Records supplied:
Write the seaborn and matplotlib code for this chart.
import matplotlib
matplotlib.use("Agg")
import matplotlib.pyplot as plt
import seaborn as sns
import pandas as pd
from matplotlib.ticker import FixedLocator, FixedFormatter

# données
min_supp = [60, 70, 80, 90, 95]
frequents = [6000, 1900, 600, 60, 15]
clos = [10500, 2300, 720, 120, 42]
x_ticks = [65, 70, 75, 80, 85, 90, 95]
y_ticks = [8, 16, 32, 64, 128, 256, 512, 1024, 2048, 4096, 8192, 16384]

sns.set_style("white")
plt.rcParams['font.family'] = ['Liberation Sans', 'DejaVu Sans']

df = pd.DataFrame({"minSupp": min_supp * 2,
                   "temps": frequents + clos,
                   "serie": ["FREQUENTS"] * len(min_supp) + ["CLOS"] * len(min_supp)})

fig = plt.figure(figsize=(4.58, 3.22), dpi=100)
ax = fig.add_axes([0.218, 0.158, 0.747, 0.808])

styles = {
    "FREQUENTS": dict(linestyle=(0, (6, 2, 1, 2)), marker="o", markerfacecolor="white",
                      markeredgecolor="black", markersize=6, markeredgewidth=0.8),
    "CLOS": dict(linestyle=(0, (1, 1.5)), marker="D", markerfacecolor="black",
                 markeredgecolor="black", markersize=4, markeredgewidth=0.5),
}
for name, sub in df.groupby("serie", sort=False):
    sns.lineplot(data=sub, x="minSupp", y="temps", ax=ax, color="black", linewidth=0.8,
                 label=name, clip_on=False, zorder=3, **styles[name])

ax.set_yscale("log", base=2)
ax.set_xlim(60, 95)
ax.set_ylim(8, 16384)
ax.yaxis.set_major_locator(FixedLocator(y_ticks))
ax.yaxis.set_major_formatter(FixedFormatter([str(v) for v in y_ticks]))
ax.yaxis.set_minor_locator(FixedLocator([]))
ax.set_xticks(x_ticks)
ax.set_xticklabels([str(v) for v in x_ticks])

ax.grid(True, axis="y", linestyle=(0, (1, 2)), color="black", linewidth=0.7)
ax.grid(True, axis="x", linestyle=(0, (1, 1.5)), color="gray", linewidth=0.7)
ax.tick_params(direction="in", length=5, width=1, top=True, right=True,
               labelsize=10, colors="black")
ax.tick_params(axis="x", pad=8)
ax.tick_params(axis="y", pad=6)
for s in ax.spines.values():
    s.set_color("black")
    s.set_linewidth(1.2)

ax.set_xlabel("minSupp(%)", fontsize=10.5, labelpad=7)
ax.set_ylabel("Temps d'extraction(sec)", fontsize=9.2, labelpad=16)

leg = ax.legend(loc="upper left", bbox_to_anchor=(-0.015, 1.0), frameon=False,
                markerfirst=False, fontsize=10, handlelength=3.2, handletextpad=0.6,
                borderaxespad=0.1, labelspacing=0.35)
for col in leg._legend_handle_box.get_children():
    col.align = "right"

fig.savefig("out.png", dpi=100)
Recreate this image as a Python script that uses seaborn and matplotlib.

==

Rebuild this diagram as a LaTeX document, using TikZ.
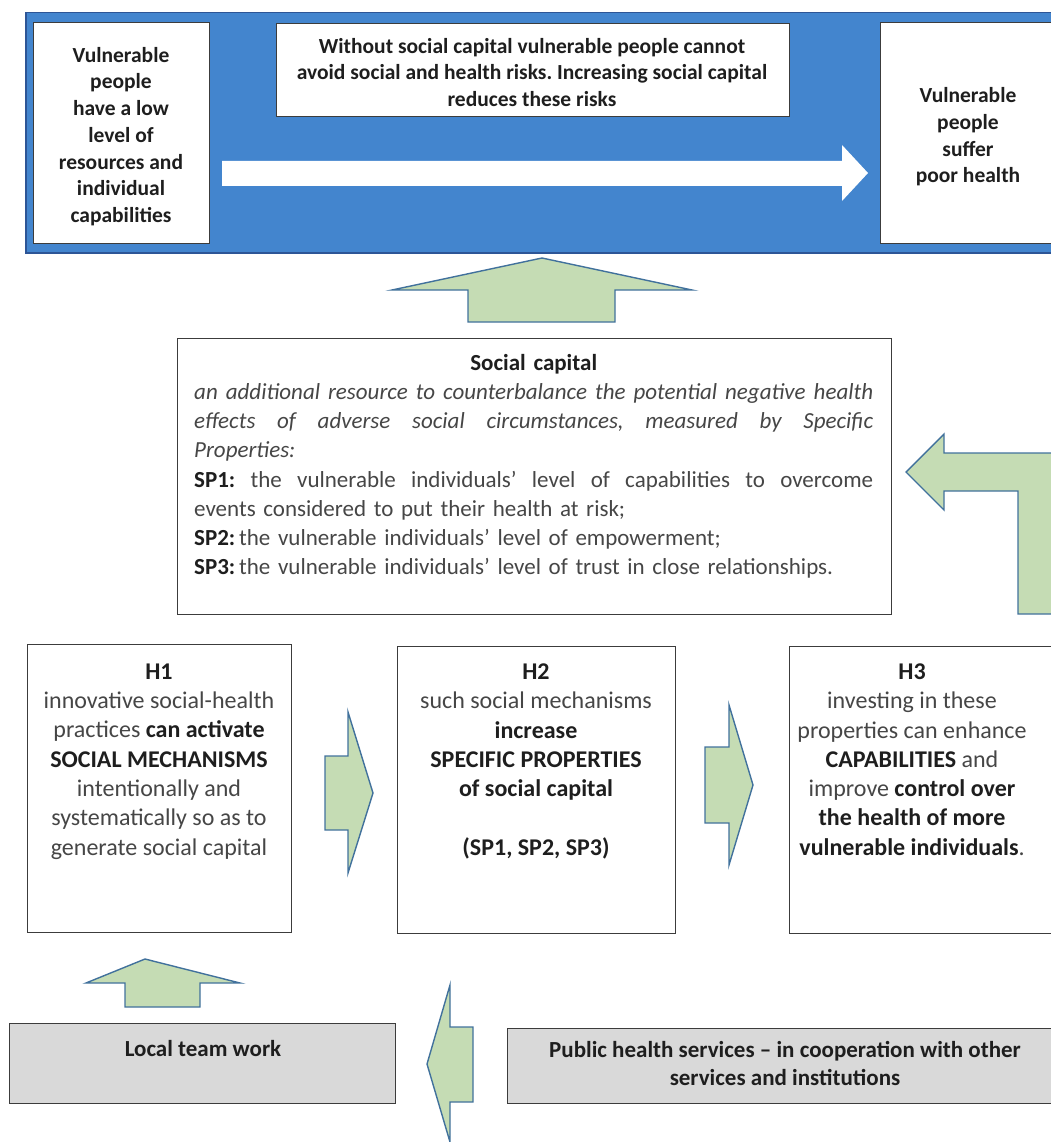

What is required: Above are the records; from them, give again exactly the lines from the one containing "Write the seaborn" to the one containing "label=name, clip_on=False, zorder=3, **styles[name])", both lines included, and nothing more.

Exercise solution:
Write the seaborn and matplotlib code for this chart.
import matplotlib
matplotlib.use("Agg")
import matplotlib.pyplot as plt
import seaborn as sns
import pandas as pd
from matplotlib.ticker import FixedLocator, FixedFormatter

# données
min_supp = [60, 70, 80, 90, 95]
frequents = [6000, 1900, 600, 60, 15]
clos = [10500, 2300, 720, 120, 42]
x_ticks = [65, 70, 75, 80, 85, 90, 95]
y_ticks = [8, 16, 32, 64, 128, 256, 512, 1024, 2048, 4096, 8192, 16384]

sns.set_style("white")
plt.rcParams['font.family'] = ['Liberation Sans', 'DejaVu Sans']

df = pd.DataFrame({"minSupp": min_supp * 2,
                   "temps": frequents + clos,
                   "serie": ["FREQUENTS"] * len(min_supp) + ["CLOS"] * len(min_supp)})

fig = plt.figure(figsize=(4.58, 3.22), dpi=100)
ax = fig.add_axes([0.218, 0.158, 0.747, 0.808])

styles = {
    "FREQUENTS": dict(linestyle=(0, (6, 2, 1, 2)), marker="o", markerfacecolor="white",
                      markeredgecolor="black", markersize=6, markeredgewidth=0.8),
    "CLOS": dict(linestyle=(0, (1, 1.5)), marker="D", markerfacecolor="black",
                 markeredgecolor="black", markersize=4, markeredgewidth=0.5),
}
for name, sub in df.groupby("serie", sort=False):
    sns.lineplot(data=sub, x="minSupp", y="temps", ax=ax, color="black", linewidth=0.8,
                 label=name, clip_on=False, zorder=3, **styles[name])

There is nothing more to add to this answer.